Not yet, but start planning. Detectors between 7 and 9 years old are in the final portion of their reliable service life. Set a calendar reminder for the 10-year manufacture date, not your installation date. If the unit was manufactured 8 years ago and sat in a warehouse or store for a year before you installed it, it may already be 9 years into its useful life. Always check the manufacture date label on the back.
▼ Do I need a smoke detector in the kitchen?
Not directly in the kitchen. The NFPA recommends keeping detectors at least 10 feet from cooking appliances to reduce nuisance alarms. Place a detector in the hallway adjacent to the kitchen rather than above the stove or near the oven. If your kitchen is open-plan and far from a hallway, choose a photoelectric model with a cooking sensitivity mode, which is less reactive to steam and minor cooking smoke while still detecting real fire conditions.
Quick Tips
- Buy detectors in multipacks. A 6-pack of combination smoke and CO detectors typically costs 25 to 30% less per unit than buying individually.
- Choose detectors with a 10-year sealed battery for bedroom installations. You will never wake up to a low-battery chirp at 2am, and the sealed battery lasts the full life of the unit.
- Replace all detectors in your home at the same time rather than one by one. This keeps your entire system on the same replacement schedule and eliminates guesswork about which units are old.
- Take a photo of the manufacture date label on each old detector before removing it. This gives you a record of how long you went without replacing and confirms the new units are starting fresh.
Variations for Your Situation
- Apartment/Rental: Renters generally cannot replace building-installed smoke detectors without landlord approval, but you can and should test them monthly and notify your landlord in writing if any unit is over 10 years old or fails a test.

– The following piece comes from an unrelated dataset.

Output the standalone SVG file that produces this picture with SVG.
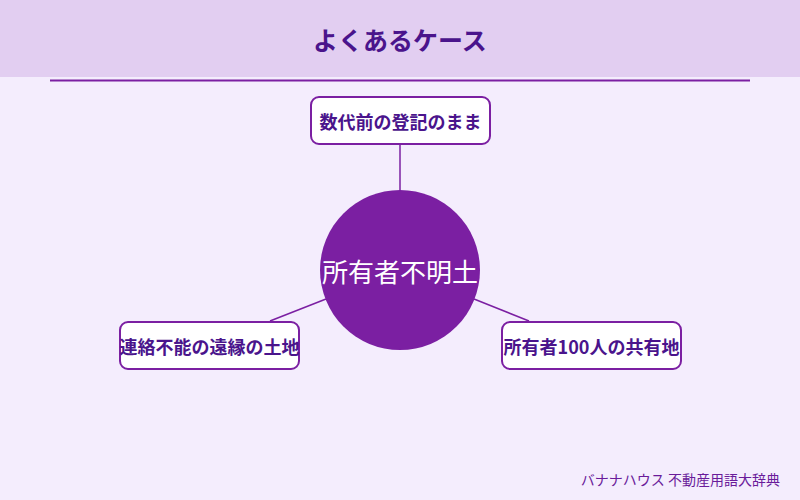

You can legally add battery-powered supplemental detectors in your bedroom without landlord permission in most states. Look for a combination smoke and CO detector with a 10-year sealed battery (around $30 to $45) that requires no tools or wall modifications.
- Tight Budget (under $50): A basic ionization detector costs as little as $8 to $12, and you can protect a 3-bedroom home for under $50 if you prioritize the bedroom and hallway locations first. Look for store-brand or First Alert value packs at big-box retailers. A smoke-only ionization unit is far better than an expired dual-sensor unit. Add CO protection later when budget allows, starting with the bedroom nearest your furnace or attached garage.
- Older Home (pre-1980): Homes built before 1980 may have no interconnected wiring between detectors, meaning each unit operates independently. If your home has no hardwired detectors, you are relying entirely on battery units heard from one room at a time. Consider upgrading to a wireless interconnected system such as the First Alert Z-Wave or Kidde RF-interconnect series, which links battery-powered detectors wirelessly so all units alarm together. This upgrade costs $150 to $300 for a whole home and requires no electrical work.